Based on the factors outlined in McLean, the Williams Rule evidence should not be admitted. The acts are not at all similar to the charged crimes regarding the location of the offenses, and the manner in which the crimes were committed. The prior act allegedly occurred in D.R.’s home, and the charged acts allegedly occurred in the Client’s office and in his truck. The manner in which the crimes were committed are dissimilar in that D.R. alleges he touched her breast with his foot, and C.S. alleges penile-vaginal intercourse, oral sex, and touching of the defendant’s genitals. C.S. was allegedly between the ages of 9 and 11 at the time of the offenses, and D.R. was allegedly 13. The alleged offenses are at least 10 years apart in time. The prior act is alleged to have occurred only one time, and the charged acts are alleged to have been ongoing, over a two-year period.
In Strohm v. State, 985 So. 2d 640, 641-642 (Fla. 4th DCA 2008), the court used the factors enumerated in McLean, supra, and found the defendant’s prior conviction for rape was dissimilar and remote in time from the charged offense of capital sexual battery against his eight year old daughter, and should not have been admitted into evidence at his trial on the capital sexual battery charge. The court stated that the prior conviction occurred 17 years before the alleged sexual battery; involved a 12 year old victim who did not know the defendant, and involved a one time vaginal penetration of the victim, as opposed to another form of sexual abuse over several months, as was alleged in the sexual battery case. Id.
As in Strohm, supra, the Williams Rule evidence the State seeks to introduce herein is remote in time, is not at all similar to the charged offense, because the ages of the alleged victims are different, and the prior offense is an entirely different type of abuse than the charged offenses. Therefore, due to the dissimilarities between the Williams Rule evidence and the current charges, the evidence should not be admitted.
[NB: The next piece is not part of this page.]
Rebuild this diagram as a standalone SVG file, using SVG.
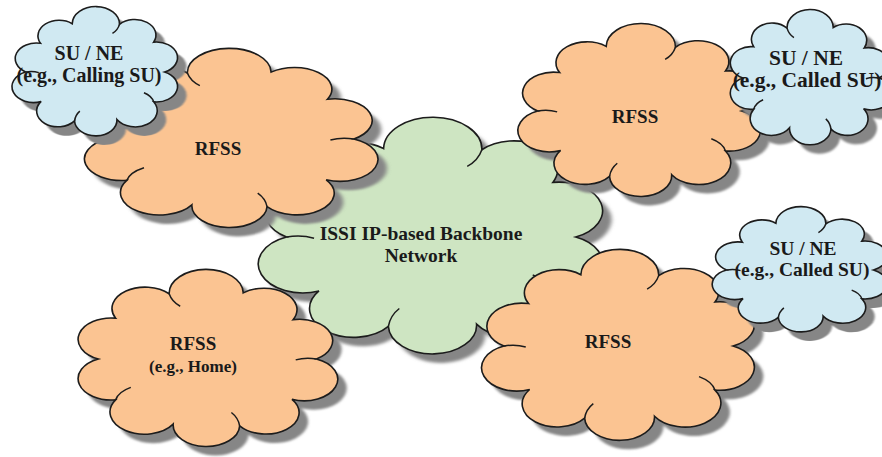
<svg xmlns="http://www.w3.org/2000/svg" width="882" height="457" viewBox="0 0 882 457">
<style>
  .sh { fill: #868686; filter: url(#soft); }
  .rfss { fill: #FBC492; }
  .su { fill: #D0E9F2; }
  .bb { fill: #CEE5C2; }
  .edge { stroke: #1c1c1c; stroke-width: 1.6; }
  .hint { fill: none; stroke: #1c1c1c; stroke-width: 1.5; }
  text { font-family: "Liberation Serif", "Times New Roman", serif; font-weight: bold; fill: #1a1a1a; text-anchor: middle; }
</style>
<defs>
  <filter id="soft" x="-10%" y="-10%" width="120%" height="120%">
    <feGaussianBlur stdDeviation="1.2"/>
  </filter>
  <path id="cloud" vector-effect="non-scaling-stroke" d="M 78 0 A 24 24 0 0 1 65.5 45.9 A 24 24 0 0 1 23.8 73.2 A 24 24 0 0 1 -24.4 75.1 A 24 24 0 0 1 -62.3 45.3 A 24 24 0 0 1 -80 0 A 24 24 0 0 1 -63.1 -44.2 A 24 24 0 0 1 -27 -74.3 A 24 24 0 0 1 26.7 -73.3 A 24 24 0 0 1 65.5 -45.9 A 24 24 0 0 1 78 0 Z"/>
  <path id="hints" vector-effect="non-scaling-stroke" d="M 65.5 45.9 q -2 -9 -11 -14 M -24.4 75.1 q 1 -9 6 -15 M -80 0 q 8 -2 15 1 M 26.7 -73.3 q -2 9 -8 14"/>
</defs>

<g id="backbone">
  <use href="#cloud" class="sh" transform="translate(442,246) scale(1.83,1.19)"/>
  <use href="#cloud" class="bb edge" transform="translate(433,237) scale(1.83,1.19)"/>
  <use href="#hints" class="hint" transform="translate(433,237) scale(1.83,1.19)"/>
  <text x="421" y="240" font-size="19.5">ISSI IP-based Backbone</text>
  <text x="421" y="262" font-size="19.5">Network</text>
</g>

<g id="rfss-top-left">
  <use href="#cloud" class="sh" transform="translate(238,148) scale(-1.56,0.9)"/>
  <use href="#cloud" class="rfss edge" transform="translate(229,139) scale(-1.56,0.9)"/>
  <use href="#hints" class="hint" transform="translate(229,139) scale(-1.56,0.9)"/>
  <text x="218" y="155" font-size="19">RFSS</text>
</g>

<g id="su-calling">
  <use href="#cloud" class="sh" transform="translate(105,81) scale(0.88,0.65)"/>
  <use href="#cloud" class="su edge" transform="translate(96,72) scale(0.88,0.65)"/>
  <use href="#hints" class="hint" transform="translate(96,72) scale(0.88,0.65)"/>
  <text x="89" y="60" font-size="20">SU / NE</text>
  <text x="89" y="82" font-size="20">(e.g., Calling SU)</text>
</g>

<g id="rfss-top-right">
  <use href="#cloud" class="sh" transform="translate(650,120) scale(1.29,0.87)"/>
  <use href="#cloud" class="rfss edge" transform="translate(641,111) scale(1.29,0.87)"/>
  <use href="#hints" class="hint" transform="translate(641,111) scale(1.29,0.87)"/>
  <text x="635" y="123" font-size="19">RFSS</text>
</g>

<g id="su-called-top">
  <use href="#cloud" class="sh" transform="translate(819,87) scale(-0.86,0.68)"/>
  <use href="#cloud" class="su edge" transform="translate(810,78) scale(-0.86,0.68)"/>
  <use href="#hints" class="hint" transform="translate(810,78) scale(-0.86,0.68)"/>
  <text x="806" y="65" font-size="21.5">SU / NE</text>
  <text x="807" y="87" font-size="21.5">(e.g., Called SU)</text>
</g>

<g id="rfss-home">
  <use href="#cloud" class="sh" transform="translate(215,368) scale(-1.38,0.89)"/>
  <use href="#cloud" class="rfss edge" transform="translate(206,359) scale(-1.38,0.89)"/>
  <use href="#hints" class="hint" transform="translate(206,359) scale(-1.38,0.89)"/>
  <text x="193" y="350" font-size="19">RFSS</text>
  <text x="193" y="372" font-size="17">(e.g., Home)</text>
</g>

<g id="rfss-bottom-right">
  <use href="#cloud" class="sh" transform="translate(629,355) scale(1.45,0.96)"/>
  <use href="#cloud" class="rfss edge" transform="translate(620,346) scale(1.45,0.96)"/>
  <use href="#hints" class="hint" transform="translate(620,346) scale(1.45,0.96)"/>
  <text x="608" y="348" font-size="19">RFSS</text>
</g>

<g id="su-called-bottom">
  <use href="#cloud" class="sh" transform="translate(810,279) scale(0.93,0.63)"/>
  <use href="#cloud" class="su edge" transform="translate(801,270) scale(0.93,0.63)"/>
  <use href="#hints" class="hint" transform="translate(801,270) scale(0.93,0.63)"/>
  <text x="803" y="255" font-size="19.5">SU / NE</text>
  <text x="802" y="276" font-size="19.5">(e.g., Called SU)</text>
</g>

<g id="connectors"></g>
</svg>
In Cann v. State, 958 So. 2d 545 (Fla. 4th DCA 2007),as in this case, the defendant was charged with sexual battery on a child less than 12 years of age, and lewd and lascivious molestation. The trial court allowed the child’s aunt to testify as to prior instances in which the defendant tried to grab her breasts or untie her bathing suit, when she was a teenager. Id. at 549. The court held that the Williams Rule evidence had no similarity to the charged crime, and none of the factors enunciated in McLean would support its admission. Id. The facts of this case are factually similar to those in Cann, in that the Client is alleged to have previously touched the breasts of D.R. when she was a teenager. Therefore, as in Cann, evidence that the defendant previously rubbed his foot on the breast of a 13 year old girl is not similar to the charged crime, and the probative value of the evidence is substantially outweighed by the danger of unfair prejudice. Therefore the evidence should not be admitted.

WHEREFORE, the Client respectfully requests this Motion be granted.